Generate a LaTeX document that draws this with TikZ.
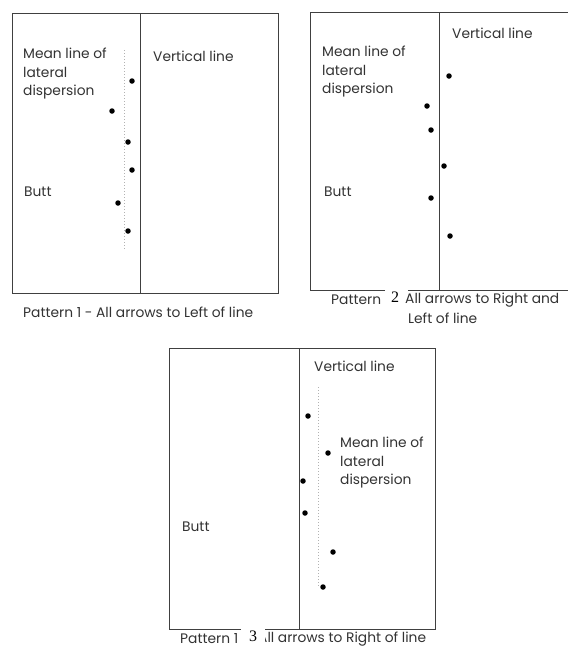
\documentclass[tikz,border=0pt]{standalone}
\usepackage{fontspec}
\setmainfont{Poppins}
\newfontfamily\numfont{Liberation Serif}
\begin{document}
\begin{tikzpicture}[x=1pt,y=-1pt,
  frame/.style={draw=black!75, line width=0.8pt},
  meanline/.style={draw=black!30, line width=1pt, dotted},
  shot/.style={circle, fill=black, inner sep=0pt, minimum size=5.5pt},
  lbl/.style={anchor=west, inner sep=0pt, text=black!80, font=\fontsize{13.8}{18.5}\selectfont, align=left},
  num/.style={inner sep=0pt, font=\numfont\fontsize{16}{16}\selectfont},
  patch/.style={fill=white, draw=none}]
\useasboundingbox (0,0) rectangle (568,657);
\fill[white] (0,0) rectangle (568,657);
\clip (0,0) rectangle (568,657);

% ---- Pattern 1: all to the left ----
\draw[frame] (12,13) rectangle (278,293);
\draw[frame] (140,13) -- (140,293);
\draw[meanline] (124,50) -- (124,250);
\node[lbl] (m1) at (23,74) {Mean line of\\lateral\\dispersion};
\node[lbl] (v1) at (153,56) {Vertical line};
\node[lbl] (b1) at (24,192) {Butt};
\foreach \i/\x/\y in {1/132/81, 2/112/111, 3/128/142, 4/132/170, 5/118/203, 6/128/231}
  \node[shot] (p1s\i) at (\x,\y) {};
\node[lbl] (c1) at (23,312) {Pattern 1 - All arrows to Left of line};

% ---- Pattern 2: right and left ----
\draw[frame] (385,290) -- (310,290) -- (310,12) -- (590,12) -- (590,290) -- (408,290);
\draw[frame] (439,12) -- (439,290);
\node[lbl] (m2) at (322,72) {Mean line of\\lateral\\dispersion};
\node[lbl] (v2) at (452,33) {Vertical line};
\node[lbl] (b2) at (324,192) {Butt};
\foreach \i/\x/\y in {1/449/76, 2/427/106, 3/431/130, 4/444/166, 5/431/198, 6/450/236}
  \node[shot] (p2s\i) at (\x,\y) {};
\node[lbl] (c2a) at (331,300) {Pattern};
\node[num] (n2) at (395,297) {2};
\node[lbl] (c2b) at (405,300) {All arrows to Right and};
\node[lbl] (c2c) at (408,318) {Left of line};

% ---- Pattern 3: all to the right ----
\draw[frame] (169,348) rectangle (435,629);
\draw[frame] (299,348) -- (299,629);
\draw[meanline] (318,387) -- (318,587);
\node[lbl] (v3) at (314,366) {Vertical line};
\node[lbl] (m3) at (340,463) {Mean line of\\lateral\\dispersion};
\node[lbl] (b3) at (182,527) {Butt};
\foreach \i/\x/\y in {1/308/416, 2/328/453, 3/303/481, 4/305/513, 5/333/552, 6/323/587}
  \node[shot] (p3s\i) at (\x,\y) {};
\node[lbl] (c3a) at (180,639) {Pattern 1};
\node[lbl] (c3b) at (258,639) {All arrows to Right of line};
\fill[patch] (241,625) rectangle (265,652);
\node[num] (n3) at (253,636) {3};
\end{tikzpicture}
\end{document}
|---|
What to work on: Each line from the top of the material through the line containing "(c1) at (23,312)" should be reproduced exactly; please drop any images.

Result of the exercise:
Generate a LaTeX document that draws this with TikZ.
\documentclass[tikz,border=0pt]{standalone}
\usepackage{fontspec}
\setmainfont{Poppins}
\newfontfamily\numfont{Liberation Serif}
\begin{document}
\begin{tikzpicture}[x=1pt,y=-1pt,
  frame/.style={draw=black!75, line width=0.8pt},
  meanline/.style={draw=black!30, line width=1pt, dotted},
  shot/.style={circle, fill=black, inner sep=0pt, minimum size=5.5pt},
  lbl/.style={anchor=west, inner sep=0pt, text=black!80, font=\fontsize{13.8}{18.5}\selectfont, align=left},
  num/.style={inner sep=0pt, font=\numfont\fontsize{16}{16}\selectfont},
  patch/.style={fill=white, draw=none}]
\useasboundingbox (0,0) rectangle (568,657);
\fill[white] (0,0) rectangle (568,657);
\clip (0,0) rectangle (568,657);

% ---- Pattern 1: all to the left ----
\draw[frame] (12,13) rectangle (278,293);
\draw[frame] (140,13) -- (140,293);
\draw[meanline] (124,50) -- (124,250);
\node[lbl] (m1) at (23,74) {Mean line of\\lateral\\dispersion};
\node[lbl] (v1) at (153,56) {Vertical line};
\node[lbl] (b1) at (24,192) {Butt};
\foreach \i/\x/\y in {1/132/81, 2/112/111, 3/128/142, 4/132/170, 5/118/203, 6/128/231}
  \node[shot] (p1s\i) at (\x,\y) {};
\node[lbl] (c1) at (23,312) {Pattern 1 - All arrows to Left of line};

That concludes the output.